The Judicial Affairs Committees of both houses of the Diet discussed issues related to the revision to the immigration control law to allow more foreigners to work in Japan in meetings held on Jan. 23 and 24 while the Diet is in recess.
The committee sessions were convened in response to unusual decisions by the respective chairman to address a wide range of unsettled issues concerning the legislation, which was enacted in December and is scheduled to take effect in April.
As the Diet considered and passed the bill, many details of the new system to accept more foreign workers were left to be determined at a later date.
But the government failed to offer clear answers to most of the questions raised during the committee sessions, only deepening public anxiety about the radical labor policy shift.
When the bill was enacted late last year, the government laid out basic principles for the implementation of the new system along with a package of measures to ensure that foreign workers can live in harmony with Japanese society.
The government also announced a draft outline of proposals to introduce new related government and ministerial ordinances, but the period for public comments on the proposals is not over yet.
Many key questions remain unanswered. What kind of companies will be allowed to hire foreign workers under the new visa program, for example? What are the skill levels foreign workers will be required to have to qualify for the program?
What are the degrees and types of support the “registered support institutions” will be required to provide for foreign workers? It is hardly surprising that a wide range of businesses and other organizations are expressing discontent and frustration about the way the government is dealing with the challenges.

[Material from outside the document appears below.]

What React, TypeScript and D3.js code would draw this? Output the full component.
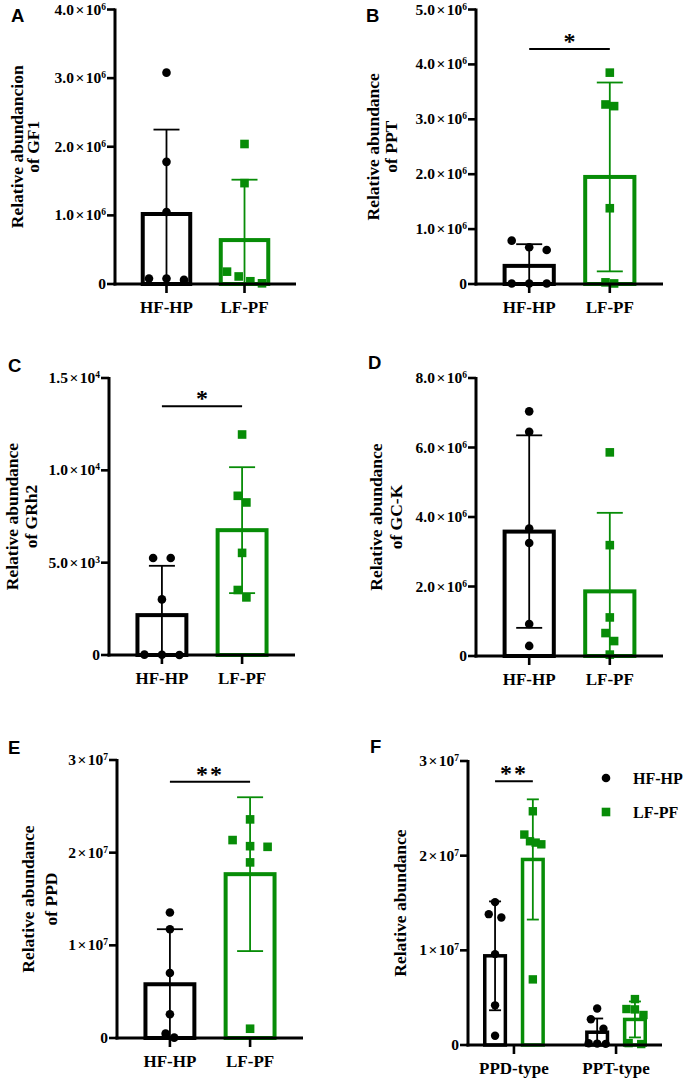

It is also unclear what kind of measures the government intends to take to provide sufficient opportunities for foreign workers to acquire necessary Japanese language skills and secure a sufficient number of Japanese language teachers for this purpose.
Many local governments are worried about the possibility that they may be forced to do all the heavy lifting. The government’s replies to questions asked at the committee meetings did little to ally their concerns.
The government’s appallingly inadequate preparedness for the implementation of the new system underscores the fact that the time frame set for this policy change is unreasonably tight.
The logical view about the policy initiative is that Prime Minister Shinzo Abe’s administration has rushed to establish the new system without a clearly defined policy for foreign workers, and that the system is mainly a means to enable foreign nationals already working in Japan under the existing Technical Intern Training Program to remain in this nation even after the authorized period of stay expires.
Some government responses during the committee sessions were particularly worrisome.
When asked about concerns that most foreign workers accepted under the new system may seek to work in urban areas where wages are higher, the government said that, under certain circumstances, the association of companies hiring foreign workers will ask its members to voluntarily restrict their employment in large cities.
Neither the criteria for making such a request nor the effectiveness of the step is clear, however. Moreover, this is a problem that should be tackled through improvements in wages and other working conditions in the first place.
What does the government think about the potential risk of serious human rights violations involved in restricting the migration of workers?
While the government and the Diet are mired in confusion over the plan, the Japan Association of Corporate Executives, or Doyukai, last month made some notable proposals.
The business organization pointed out that debate on the new system has been insufficient and proposed that it should be initially implemented on a trial basis. A comprehensive review of the system based on the results should be made after the trial period is over, the body argued.
Specifically, Doyukai called for the establishment of a new cross-ministerial body in charge of handling related issues and a review of the technical intern program for possible abolition. It also proposed allowing foreign workers to stay in Japan with their families and called for expanded policy efforts for education of their children.
Both the government and the Diet are responsible for effectively tackling all these and other challenges related to the new system that have not been duly dealt with during the debate on the bill.